◆ The input
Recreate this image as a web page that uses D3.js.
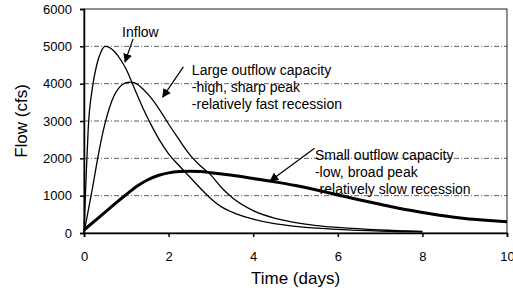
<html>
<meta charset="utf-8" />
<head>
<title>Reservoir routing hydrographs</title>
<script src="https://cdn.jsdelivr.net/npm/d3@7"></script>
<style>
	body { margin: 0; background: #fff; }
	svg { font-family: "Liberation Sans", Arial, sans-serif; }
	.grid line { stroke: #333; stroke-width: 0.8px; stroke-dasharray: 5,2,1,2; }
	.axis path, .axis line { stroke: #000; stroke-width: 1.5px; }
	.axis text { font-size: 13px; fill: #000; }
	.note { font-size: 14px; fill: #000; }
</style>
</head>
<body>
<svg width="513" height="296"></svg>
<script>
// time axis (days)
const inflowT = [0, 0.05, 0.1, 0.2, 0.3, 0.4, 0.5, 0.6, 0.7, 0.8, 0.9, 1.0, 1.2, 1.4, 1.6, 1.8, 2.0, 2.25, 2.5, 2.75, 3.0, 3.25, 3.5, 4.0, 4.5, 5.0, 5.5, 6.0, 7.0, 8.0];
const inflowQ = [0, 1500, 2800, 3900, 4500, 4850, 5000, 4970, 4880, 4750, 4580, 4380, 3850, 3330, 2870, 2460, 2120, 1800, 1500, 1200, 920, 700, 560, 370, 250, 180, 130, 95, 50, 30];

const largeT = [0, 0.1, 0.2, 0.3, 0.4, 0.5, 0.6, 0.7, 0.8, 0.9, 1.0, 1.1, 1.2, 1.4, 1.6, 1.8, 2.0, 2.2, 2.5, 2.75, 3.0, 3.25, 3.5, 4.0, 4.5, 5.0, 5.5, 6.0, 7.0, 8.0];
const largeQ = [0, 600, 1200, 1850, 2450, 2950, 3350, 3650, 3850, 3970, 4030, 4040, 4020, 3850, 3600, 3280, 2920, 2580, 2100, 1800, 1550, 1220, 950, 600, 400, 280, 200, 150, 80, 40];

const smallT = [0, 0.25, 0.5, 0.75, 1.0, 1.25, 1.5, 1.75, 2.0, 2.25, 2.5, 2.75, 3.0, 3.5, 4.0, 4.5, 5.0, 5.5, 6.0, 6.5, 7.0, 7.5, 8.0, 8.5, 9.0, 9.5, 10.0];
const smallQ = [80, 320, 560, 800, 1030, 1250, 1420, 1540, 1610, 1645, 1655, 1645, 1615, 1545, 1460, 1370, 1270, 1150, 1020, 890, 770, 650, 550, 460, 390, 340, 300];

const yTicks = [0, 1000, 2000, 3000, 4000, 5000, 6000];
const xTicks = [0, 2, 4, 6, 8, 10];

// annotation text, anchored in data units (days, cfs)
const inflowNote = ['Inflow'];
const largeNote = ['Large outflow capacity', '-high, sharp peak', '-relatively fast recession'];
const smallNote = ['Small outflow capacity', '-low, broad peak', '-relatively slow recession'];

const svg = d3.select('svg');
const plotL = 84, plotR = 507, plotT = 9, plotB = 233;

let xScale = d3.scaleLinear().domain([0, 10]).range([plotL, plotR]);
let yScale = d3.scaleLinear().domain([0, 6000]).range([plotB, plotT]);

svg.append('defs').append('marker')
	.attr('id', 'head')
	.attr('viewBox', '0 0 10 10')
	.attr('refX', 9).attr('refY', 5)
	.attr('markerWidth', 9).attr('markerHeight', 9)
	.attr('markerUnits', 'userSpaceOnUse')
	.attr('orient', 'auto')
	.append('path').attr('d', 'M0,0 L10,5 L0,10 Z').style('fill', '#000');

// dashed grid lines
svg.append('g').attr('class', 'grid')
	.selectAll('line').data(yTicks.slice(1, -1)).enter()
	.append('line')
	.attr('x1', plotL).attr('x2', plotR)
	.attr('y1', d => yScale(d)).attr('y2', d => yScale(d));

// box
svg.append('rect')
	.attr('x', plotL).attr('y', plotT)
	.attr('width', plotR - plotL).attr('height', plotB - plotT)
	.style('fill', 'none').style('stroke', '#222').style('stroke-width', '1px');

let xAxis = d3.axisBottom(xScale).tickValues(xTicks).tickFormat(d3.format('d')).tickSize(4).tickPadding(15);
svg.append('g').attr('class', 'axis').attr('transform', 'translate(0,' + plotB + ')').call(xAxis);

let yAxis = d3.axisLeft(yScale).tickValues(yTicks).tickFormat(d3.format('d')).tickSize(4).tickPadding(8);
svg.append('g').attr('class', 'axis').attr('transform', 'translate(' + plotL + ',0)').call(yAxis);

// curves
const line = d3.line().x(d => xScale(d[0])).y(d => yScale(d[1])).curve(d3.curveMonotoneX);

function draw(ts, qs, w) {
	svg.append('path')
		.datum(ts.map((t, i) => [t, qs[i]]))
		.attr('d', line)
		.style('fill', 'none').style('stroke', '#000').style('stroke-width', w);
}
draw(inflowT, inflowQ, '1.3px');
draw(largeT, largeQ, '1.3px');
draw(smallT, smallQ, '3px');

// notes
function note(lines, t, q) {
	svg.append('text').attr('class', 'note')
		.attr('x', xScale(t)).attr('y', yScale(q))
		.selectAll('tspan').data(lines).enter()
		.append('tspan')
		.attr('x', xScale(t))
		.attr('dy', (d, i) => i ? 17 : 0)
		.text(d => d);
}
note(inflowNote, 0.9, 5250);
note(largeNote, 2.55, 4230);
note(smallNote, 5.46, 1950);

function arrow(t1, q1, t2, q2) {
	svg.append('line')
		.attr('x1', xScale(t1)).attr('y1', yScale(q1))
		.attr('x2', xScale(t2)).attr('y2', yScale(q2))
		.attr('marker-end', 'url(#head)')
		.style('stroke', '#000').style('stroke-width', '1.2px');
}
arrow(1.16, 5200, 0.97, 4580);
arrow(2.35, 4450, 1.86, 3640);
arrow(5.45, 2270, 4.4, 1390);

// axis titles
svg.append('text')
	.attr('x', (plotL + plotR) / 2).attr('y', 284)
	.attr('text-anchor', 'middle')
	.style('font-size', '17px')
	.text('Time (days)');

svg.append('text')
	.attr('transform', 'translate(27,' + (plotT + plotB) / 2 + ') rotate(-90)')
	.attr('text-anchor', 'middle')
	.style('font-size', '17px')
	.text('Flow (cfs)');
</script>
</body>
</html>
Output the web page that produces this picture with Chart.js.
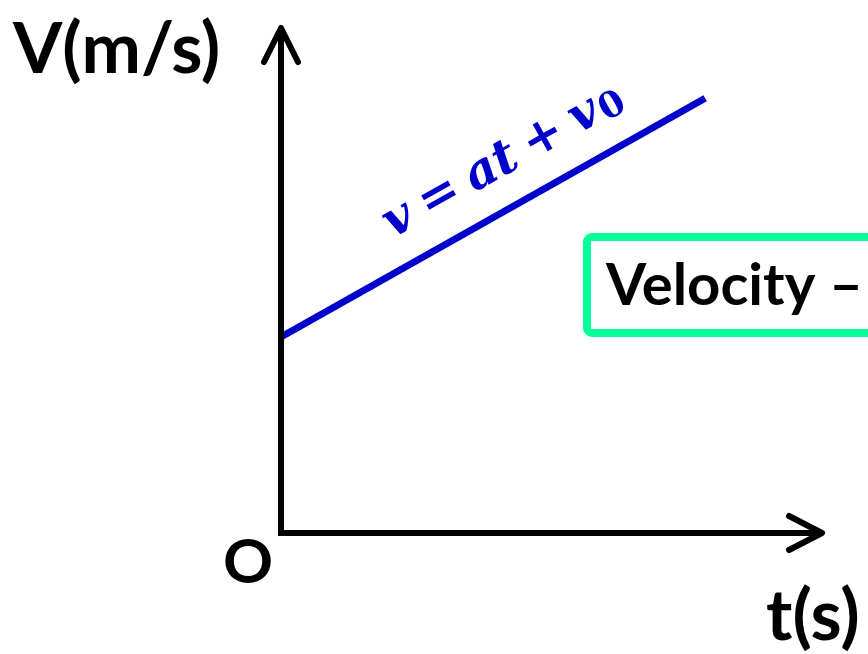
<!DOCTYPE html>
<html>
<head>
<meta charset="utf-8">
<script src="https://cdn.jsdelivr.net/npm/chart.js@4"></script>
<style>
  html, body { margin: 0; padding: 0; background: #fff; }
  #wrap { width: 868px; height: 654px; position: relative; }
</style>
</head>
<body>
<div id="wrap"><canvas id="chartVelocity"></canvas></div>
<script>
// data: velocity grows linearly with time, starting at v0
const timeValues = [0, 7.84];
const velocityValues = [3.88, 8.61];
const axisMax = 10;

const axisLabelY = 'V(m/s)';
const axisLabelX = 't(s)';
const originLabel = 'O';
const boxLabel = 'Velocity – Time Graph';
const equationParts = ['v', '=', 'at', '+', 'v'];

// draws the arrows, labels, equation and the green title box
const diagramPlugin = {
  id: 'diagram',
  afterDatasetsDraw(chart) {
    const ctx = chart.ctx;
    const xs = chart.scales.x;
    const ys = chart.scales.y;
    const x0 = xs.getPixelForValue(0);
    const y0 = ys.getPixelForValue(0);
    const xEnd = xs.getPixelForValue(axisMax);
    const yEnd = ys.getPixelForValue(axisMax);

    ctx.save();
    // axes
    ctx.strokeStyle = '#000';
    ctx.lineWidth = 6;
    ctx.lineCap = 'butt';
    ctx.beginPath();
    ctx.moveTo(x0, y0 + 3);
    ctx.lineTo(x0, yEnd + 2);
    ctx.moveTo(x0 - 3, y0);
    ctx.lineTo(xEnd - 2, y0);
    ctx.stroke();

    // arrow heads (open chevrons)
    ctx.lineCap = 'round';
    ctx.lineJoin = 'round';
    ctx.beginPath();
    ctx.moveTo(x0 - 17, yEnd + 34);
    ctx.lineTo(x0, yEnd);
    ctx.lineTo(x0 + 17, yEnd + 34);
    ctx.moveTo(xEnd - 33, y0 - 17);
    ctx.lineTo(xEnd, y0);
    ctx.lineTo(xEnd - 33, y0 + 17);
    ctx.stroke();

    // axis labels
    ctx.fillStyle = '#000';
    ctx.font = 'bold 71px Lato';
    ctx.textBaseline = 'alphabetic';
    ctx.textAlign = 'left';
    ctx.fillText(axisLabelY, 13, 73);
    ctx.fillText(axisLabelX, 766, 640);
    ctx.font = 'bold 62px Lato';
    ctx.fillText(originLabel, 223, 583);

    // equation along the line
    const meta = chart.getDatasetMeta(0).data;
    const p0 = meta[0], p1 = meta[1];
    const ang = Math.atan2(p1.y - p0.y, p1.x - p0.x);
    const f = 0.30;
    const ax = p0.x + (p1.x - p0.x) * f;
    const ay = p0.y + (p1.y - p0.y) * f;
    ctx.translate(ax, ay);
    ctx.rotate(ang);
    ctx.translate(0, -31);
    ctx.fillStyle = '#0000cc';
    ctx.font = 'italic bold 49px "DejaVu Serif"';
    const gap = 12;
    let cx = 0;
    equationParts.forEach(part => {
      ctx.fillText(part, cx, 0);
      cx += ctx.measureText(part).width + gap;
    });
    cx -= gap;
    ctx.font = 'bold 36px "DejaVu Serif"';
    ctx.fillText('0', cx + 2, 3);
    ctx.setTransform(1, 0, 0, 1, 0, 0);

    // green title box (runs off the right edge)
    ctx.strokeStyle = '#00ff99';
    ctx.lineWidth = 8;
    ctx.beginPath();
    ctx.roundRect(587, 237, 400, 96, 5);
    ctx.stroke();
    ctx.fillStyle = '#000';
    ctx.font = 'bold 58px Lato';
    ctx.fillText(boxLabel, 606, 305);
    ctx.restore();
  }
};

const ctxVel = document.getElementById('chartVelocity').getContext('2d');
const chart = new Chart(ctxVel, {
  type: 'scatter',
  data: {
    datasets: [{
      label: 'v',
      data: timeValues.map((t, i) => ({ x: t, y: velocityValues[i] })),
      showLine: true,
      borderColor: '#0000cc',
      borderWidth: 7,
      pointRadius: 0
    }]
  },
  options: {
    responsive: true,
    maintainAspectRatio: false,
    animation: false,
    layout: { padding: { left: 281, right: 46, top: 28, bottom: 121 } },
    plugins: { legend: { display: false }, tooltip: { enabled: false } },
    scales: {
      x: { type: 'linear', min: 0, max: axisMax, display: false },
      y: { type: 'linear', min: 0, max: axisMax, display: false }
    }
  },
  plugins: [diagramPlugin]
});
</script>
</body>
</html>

◆ Set exercise
Select every line in the material above where the string "that" occurs, and copy it.

◆ Output for this task
Recreate this image as a web page that uses D3.js.
Output the web page that produces this picture with Chart.js.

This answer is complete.